Dengan basis metodologis itulah, pengkajian wacana dan pemikiran keagamaan tidak terjebak pada pemahaman yang parsial, dangkal, serta ansich  mengedepankan dimensi ideologis yang eksklusif. Pada konteks ini, organisasi-organisasi kemahasiswaan berbasis Islam dituntut untuk menjadi garda depan mengawal pembaruan pemahaman Islam sebagai modalitas wacana dan pemikiran Islam dilingkungan mahasiswa.   
Akhirnya, mengurai problem gejala kaderisasi teroris mahasiswa tidak bisa dilepaskan dari sikap respon aktif banyak pihak mulai dari pimpinan kampus, organisasi-organisasi kemahasiswaan berbasis Islam hingga pemerintah, dalam hal ini polisi. Hemat penulis, polisi tidak harus melihat teroris mahasiswa sebagai penjahat, penebar teror, dan penghancur tatanan sosial, bangsa dan negara, tapi sebagai korban. Yakni, korban ideologisasi doktrin terorisme akibat kealpaan mewacanakan pemahaman agama yang inklusif, toleran, dan pluralistik.      

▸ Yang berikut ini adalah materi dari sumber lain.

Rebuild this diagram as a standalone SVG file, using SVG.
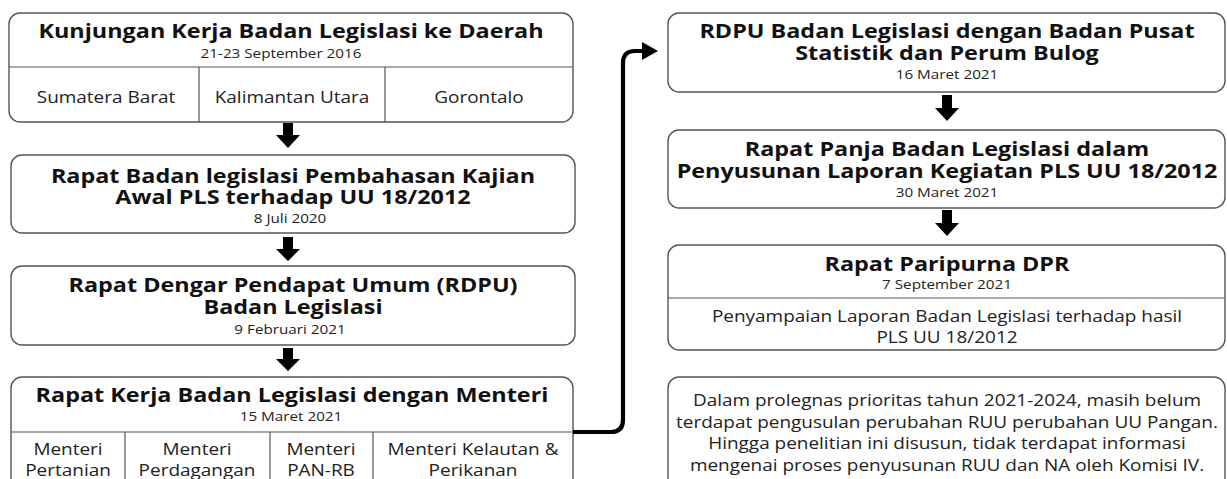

Terlebih bagi organisasi mahasiswa Islam, pemahaman-pemahaman Islam berbasis keadilan, kemanusiaan, dan kedamaian dengan perangkat analisis metodologis mendesak untuk digelontorkan, diwacanakan dan dihadirkan terus menerus dilingkungan mahasiswa sebagai benteng penghalang proses infiltrasi doktrin terorisme. Upaya demikian bisa dilakukan dengan jalan menggalakkan forum-forum kajian, seminar, diskusi publik,dan sebagainya.
Tumbuh satu muncul-lah seribu. Itu mungkin bahasa yang tepat jika saja ada satu mahasiswa yang berhasil disusupi doktrin terorisme. Wabahnya akan semakin menjalar. Dengan kemampuan terdidik, kecerdasan dan kepintaran satu mahasiswa, sel-sel terorisme akan kian melebarkan sayap-sayapnya ditengah masyarakat.
Adalah tugas dan tanggung jawab semua pihak untuk menegakkan kembali panji-panji kampus sebagai ladang penggodokan orang-orang pintar, mujtahid, cendikiawan, ilmuwan dan kaum professional. Bukan tempat munculnya jenderal, pasukan, mujahid, atau pahlawan berani mati yang siap melakukan bom bunuh diri dengan alas an-alsan perjuangan suci menegakkan panji-panji ilahi. Stop! kaderisasi teroris kampus!